Sadly, I wasn’t just bullied as a kid. I’ve been bullied as an adult, and no where so much as online. I’ve heard I’m not really an actor because I’m an actor. I’ve heard I’m not really a writer, because I’m a writer. I’ve had my photos stolen and emblazoned with ugly model because I used to model for artists and even once appeared on a billboard in New York City. I’m told I’m not really a scholar, because I produce scholarship. I’ve been told I don’t really have a right to speak at conferences, because I speak at conferences. And that no one really likes my work, whatever it is, precisely because sometimes people do really, really like my work.

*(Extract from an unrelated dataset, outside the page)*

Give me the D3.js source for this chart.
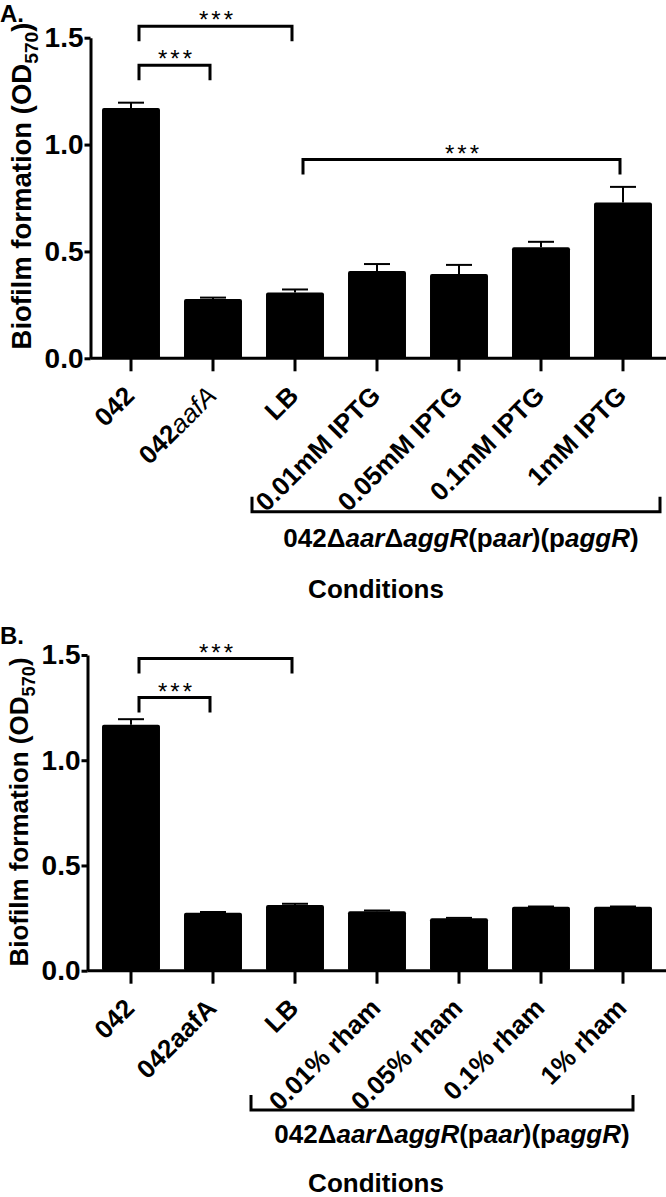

I am 38-years-old. I’m freakishly accomplished in non-traditional and varied ways. I have supportive friends and an utterly bizarre relationship with the Internet. I am ambitious both because I am still nursing childhood wounds and because I am skilled. Also, it is a reflex — I am bored if I am not.
Bullies are liars.
And parading accomplished girls around like show ponies is obnoxious.
But cutting people down to make yourself or your friends feel better is a societally-induced weakness that often has a remarkable amount to do with misogyny.
I’m going to try to knock that off. So should you.
Ms. Nagel, keep being excellent. You’re too busy for this nonsense. And so am I.